Posted: Saturday, February 7, 2009
By: Ray Tate

Steve Pugh & Warren Ellis
Steve Pugh
Radical
I think I would have given Hotwire five bullets simply because of Steve Pugh's stunning illustrations. I've long been a fan of Pugh's work, and this issue is more of the same. If this series doesn't get a Spectrum award there's something even more wrong with the universe than I thought.

With Warren Ellis, Pugh creates a colorful character that operates on an occult earth. She is Detective-Exorcist Alice Hotwire. She hunts down the "blue light" ghosts and sets them free.
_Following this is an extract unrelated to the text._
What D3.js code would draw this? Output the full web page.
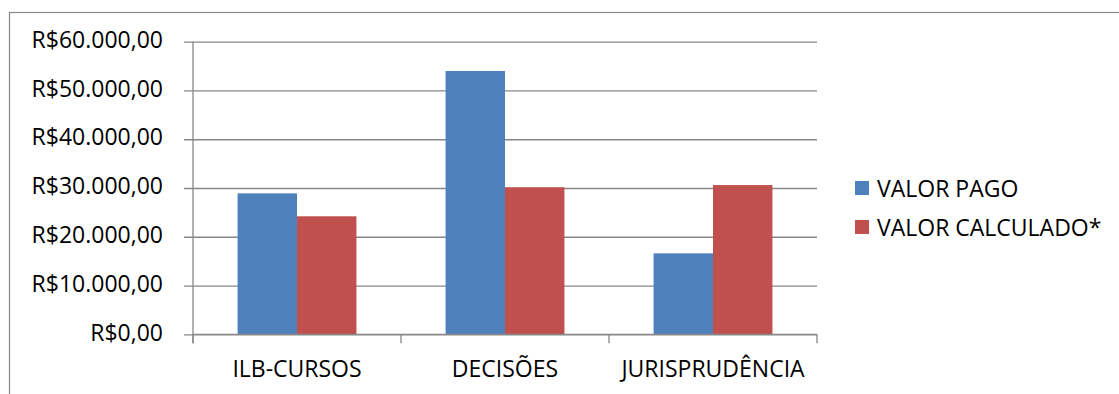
<!DOCTYPE html>
<html>
<head>
<meta charset="utf-8">
<script src="https://cdn.jsdelivr.net/npm/d3@7"></script>
<style>
  html, body { margin: 0; padding: 0; background: #fff; }
  svg { display: block; }
  text { font-family: "Open Sans", "Noto Sans", sans-serif; fill: #000; }
</style>
</head>
<body>
<svg id="chart" width="1119" height="394"></svg>
<script>
// Categories, series and tick values
const categories = ["ILB-CURSOS", "DECISÕES", "JURISPRUDÊNCIA"];
const seriesNames = ["VALOR PAGO", "VALOR CALCULADO*"];
const valorPago = [28900, 54000, 16600];
const valorCalculado = [24200, 30150, 30600];
const yTicks = [0, 10000, 20000, 30000, 40000, 50000, 60000];
const colors = ["#4F81BD", "#C0504D"];

const series = [valorPago, valorCalculado];

const svg = d3.select("#chart");
const gridColor = "#878787";
const fontSize = "23px";

// Chart area frame
svg.append("rect")
  .attr("x", 9.5).attr("y", 12.5)
  .attr("width", 1300).attr("height", 600)
  .attr("fill", "none").attr("stroke", gridColor).attr("stroke-width", 1.2);

const plot = { left: 193, right: 817, top: 41.7, bottom: 334.3 };

const x = d3.scaleBand().domain(categories).range([plot.left, plot.right]).paddingInner(0).paddingOuter(0);
const y = d3.scaleLinear().domain([0, 60000]).range([plot.bottom, plot.top]);

// Gap width of 150%: two bars plus 1.5 bar widths of gap per category
const barW = x.bandwidth() / 3.5;
const x1 = d3.scaleBand().domain(d3.range(series.length))
  .range([x.bandwidth() / 2 - barW, x.bandwidth() / 2 + barW]);

const fmt = v => "R$" + d3.format(",.2f")(v).replace(/,/g, "#").replace(/\./g, ",").replace(/#/g, ".");

// Horizontal gridlines with tick stubs
const yAxis = d3.axisLeft(y).tickValues(yTicks).tickSize(-(plot.right - plot.left)).tickFormat(fmt).tickPadding(30);
const gy = svg.append("g").attr("transform", `translate(${plot.left},0)`).call(yAxis);
gy.select(".domain").remove();
gy.selectAll(".tick line").attr("x1", -9).attr("stroke", gridColor).attr("stroke-width", 1.3);
gy.selectAll(".tick text").style("font-size", fontSize).attr("dy", "0.25em");

// Bars
series.forEach((vals, si) => {
  svg.append("g").selectAll("rect")
    .data(categories.map((c, i) => ({ c, v: vals[i] })))
    .join("rect")
    .attr("x", d => x(d.c) + x1(si))
    .attr("y", d => y(d.v))
    .attr("width", x1.bandwidth())
    .attr("height", d => y(0) - y(d.v))
    .attr("fill", colors[si]);
});

// Category axis
const xAxis = d3.axisBottom(x).tickSize(0);
const gx = svg.append("g").attr("transform", `translate(0,${plot.bottom})`).call(xAxis);
gx.select(".domain").attr("stroke", gridColor).attr("stroke-width", 1.3).attr("d", `M${plot.left},0H${plot.right}`);
gx.selectAll(".tick text").style("font-size", fontSize).attr("y", 43).attr("dy", 0);

// Category separators
const bounds = [plot.left, ...categories.map(c => x(c) + x.bandwidth())];
svg.append("g").selectAll("line").data(bounds).join("line")
  .attr("x1", d => d).attr("x2", d => d)
  .attr("y1", plot.bottom).attr("y2", plot.bottom + 9)
  .attr("stroke", gridColor).attr("stroke-width", 1.3);

// Value axis line
svg.append("line")
  .attr("x1", plot.left).attr("x2", plot.left)
  .attr("y1", plot.top).attr("y2", plot.bottom + 9)
  .attr("stroke", gridColor).attr("stroke-width", 1.3);

// Legend
const legend = svg.append("g").attr("transform", "translate(855,181)");
seriesNames.forEach((name, i) => {
  const g = legend.append("g").attr("transform", `translate(0,${i * 39})`);
  g.append("rect").attr("width", 14).attr("height", 14).attr("fill", colors[i]);
  g.append("text").attr("x", 22).attr("y", 15.5)
    .style("font-size", fontSize).text(name);
});
</script>
</body>
</html>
Along the way she seeks to save the lives of those who have been possessed.

I've seen Buffy clones good and bad proliferate the horror and dark fantasy sections of the bookstore, and the elfin Alice isn't one of them. Pugh and Ellis breathe life into a character that's unique through her career as a police detective and her core personality, which is to follow the rules. Alice isn't a rebel. She's a by the book cop. She fights things that by their nature follow the rules, but now something is breaking the rules. This is the challenge that Alice must face.

A more grounded challenge comes in the form of her fellow officers believing her to be the whistleblower that got Mobey and other cops suspended over their violent riot control. This isn't true, but according to the rules, a whistleblower has the right to anonymity. Therefore, though her silence is interpreted as an admission of guilt, she feels none of the officers has the right to even ask. She's on the receiving end of an ethical quandary not just at the backhand of the dead.

Under Pugh's tender love and care, Alice's pale skin emits an exotic chalky glow unless warmed by the gold of sunlight or the amber of sirens. Her fur fringed jacket and hair look soft and touchable. Her leather seems to creak as she ducks, hits and runs and drives her motorcycle. Her bright red pvc like outfit shines and looks slick. Her eyes rivet your attention. It's difficult to put into words how gorgeous this book is and how real the characters feel. I urge you to buy at least the first issue. You'll be kicking yourself if you don't. This is not homogenous artwork following a robotic house style. This is the kind of illustration that should be adorning the walls of a gallery.